══ Dataset extract
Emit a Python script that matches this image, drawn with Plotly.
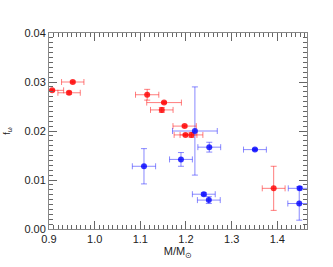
import plotly.graph_objects as go

# Red series
red_x = [0.907, 0.952, 0.944, 1.115, 1.152, 1.147, 1.197, 1.199, 1.212, 1.392]
red_y = [0.0283, 0.0300, 0.0278, 0.0274, 0.0258, 0.0243, 0.0210, 0.0192, 0.0192, 0.0083]
red_xerr = [0.025, 0.0245, 0.0245, 0.0255, 0.038, 0.0247, 0.0255, 0.025, 0.025, 0.025]
red_yerr = [0.0002, 0.0002, 0.0003, 0.0011, 0.0002, 0.0005, 0.0002, 0.0002, 0.0005, 0.0045]

# Blue series
blue_x = [1.108, 1.189, 1.2195, 1.251, 1.351, 1.239, 1.250, 1.449, 1.448]
blue_y = [0.0128, 0.0142, 0.0200, 0.0167, 0.0162, 0.0071, 0.0059, 0.0083, 0.0052]
blue_xerr = [0.0255, 0.025, 0.049, 0.025, 0.025, 0.025, 0.025, 0.025, 0.025]
blue_yerr = [0.0036, 0.0014, 0.009, 0.001, 0.0002, 0.0003, 0.0007, 0.0003, 0.0034]

x_ticks = [0.9, 1.0, 1.1, 1.2, 1.3, 1.4]
x_ticklabels = ["0.9", "1.0", "1.1", "1.2", "1.3", "1.4"]
y_ticks = [0.00, 0.01, 0.02, 0.03, 0.04]
y_ticklabels = ["0.00", "0.01", "0.02", "0.03", "0.04"]

fig = go.Figure()

def add_series(xs, ys, xe, ye, mcolor, ecolor):
    fig.add_trace(go.Scatter(
        x=xs, y=ys, mode="markers",
        marker=dict(size=6, color=mcolor, line=dict(width=0)),
        error_x=dict(type="data", array=xe, color=ecolor, thickness=1, width=3),
        error_y=dict(type="data", array=ye, color=ecolor, thickness=1, width=3),
        showlegend=False,
    ))

add_series(red_x, red_y, red_xerr, red_yerr, "rgba(255,0,0,0.8)", "rgba(255,40,40,0.6)")
add_series(blue_x, blue_y, blue_xerr, blue_yerr, "rgba(0,0,255,0.8)", "rgba(40,40,255,0.55)")

axis_common = dict(
    ticks="inside", mirror="ticks", showline=True, linecolor="#888", linewidth=1,
    tickcolor="#666", ticklen=8, tickwidth=1, showgrid=False, zeroline=False,
    automargin=False,
    tickfont=dict(family="Liberation Sans, Arial", size=11, color="#222"),
)

fig.update_xaxes(
    range=[0.9, 1.465], tickvals=x_ticks, ticktext=x_ticklabels,
    minor=dict(dtick=0.01, tick0=0.9, ticks="inside", ticklen=4, tickcolor="#666", showgrid=False),
    title=dict(text="M/M<sub>⊙</sub>", font=dict(family="Liberation Sans, Arial", size=11, color="#222"), standoff=0),
    **axis_common,
)
fig.update_yaxes(
    range=[0.0, 0.04], tickvals=y_ticks, ticktext=y_ticklabels,
    minor=dict(dtick=0.001, tick0=0, ticks="inside", ticklen=4, tickcolor="#666", showgrid=False),
    title=dict(text="f<sub>ω</sub>", font=dict(family="Liberation Sans, Arial", size=9, color="#222"), standoff=12),
    **axis_common,
)

fig.update_layout(
    width=333, height=267,
    margin=dict(l=49, r=26, t=33, b=38),
    plot_bgcolor="white", paper_bgcolor="white",
)

fig.write_html("out.html", config={"displayModeBar": False},
               post_script="document.body.style.margin='0';")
════
Quote the listing above in full, except for the pictures.

Emit a Python script that matches this image, drawn with Plotly.
import plotly.graph_objects as go

# Red series
red_x = [0.907, 0.952, 0.944, 1.115, 1.152, 1.147, 1.197, 1.199, 1.212, 1.392]
red_y = [0.0283, 0.0300, 0.0278, 0.0274, 0.0258, 0.0243, 0.0210, 0.0192, 0.0192, 0.0083]
red_xerr = [0.025, 0.0245, 0.0245, 0.0255, 0.038, 0.0247, 0.0255, 0.025, 0.025, 0.025]
red_yerr = [0.0002, 0.0002, 0.0003, 0.0011, 0.0002, 0.0005, 0.0002, 0.0002, 0.0005, 0.0045]

# Blue series
blue_x = [1.108, 1.189, 1.2195, 1.251, 1.351, 1.239, 1.250, 1.449, 1.448]
blue_y = [0.0128, 0.0142, 0.0200, 0.0167, 0.0162, 0.0071, 0.0059, 0.0083, 0.0052]
blue_xerr = [0.0255, 0.025, 0.049, 0.025, 0.025, 0.025, 0.025, 0.025, 0.025]
blue_yerr = [0.0036, 0.0014, 0.009, 0.001, 0.0002, 0.0003, 0.0007, 0.0003, 0.0034]

x_ticks = [0.9, 1.0, 1.1, 1.2, 1.3, 1.4]
x_ticklabels = ["0.9", "1.0", "1.1", "1.2", "1.3", "1.4"]
y_ticks = [0.00, 0.01, 0.02, 0.03, 0.04]
y_ticklabels = ["0.00", "0.01", "0.02", "0.03", "0.04"]

fig = go.Figure()

def add_series(xs, ys, xe, ye, mcolor, ecolor):
    fig.add_trace(go.Scatter(
        x=xs, y=ys, mode="markers",
        marker=dict(size=6, color=mcolor, line=dict(width=0)),
        error_x=dict(type="data", array=xe, color=ecolor, thickness=1, width=3),
        error_y=dict(type="data", array=ye, color=ecolor, thickness=1, width=3),
        showlegend=False,
    ))

add_series(red_x, red_y, red_xerr, red_yerr, "rgba(255,0,0,0.8)", "rgba(255,40,40,0.6)")
add_series(blue_x, blue_y, blue_xerr, blue_yerr, "rgba(0,0,255,0.8)", "rgba(40,40,255,0.55)")

axis_common = dict(
    ticks="inside", mirror="ticks", showline=True, linecolor="#888", linewidth=1,
    tickcolor="#666", ticklen=8, tickwidth=1, showgrid=False, zeroline=False,
    automargin=False,
    tickfont=dict(family="Liberation Sans, Arial", size=11, color="#222"),
)

fig.update_xaxes(
    range=[0.9, 1.465], tickvals=x_ticks, ticktext=x_ticklabels,
    minor=dict(dtick=0.01, tick0=0.9, ticks="inside", ticklen=4, tickcolor="#666", showgrid=False),
    title=dict(text="M/M<sub>⊙</sub>", font=dict(family="Liberation Sans, Arial", size=11, color="#222"), standoff=0),
    **axis_common,
)
fig.update_yaxes(
    range=[0.0, 0.04], tickvals=y_ticks, ticktext=y_ticklabels,
    minor=dict(dtick=0.001, tick0=0, ticks="inside", ticklen=4, tickcolor="#666", showgrid=False),
    title=dict(text="f<sub>ω</sub>", font=dict(family="Liberation Sans, Arial", size=9, color="#222"), standoff=12),
    **axis_common,
)

fig.update_layout(
    width=333, height=267,
    margin=dict(l=49, r=26, t=33, b=38),
    plot_bgcolor="white", paper_bgcolor="white",
)

fig.write_html("out.html", config={"displayModeBar": False},
               post_script="document.body.style.margin='0';")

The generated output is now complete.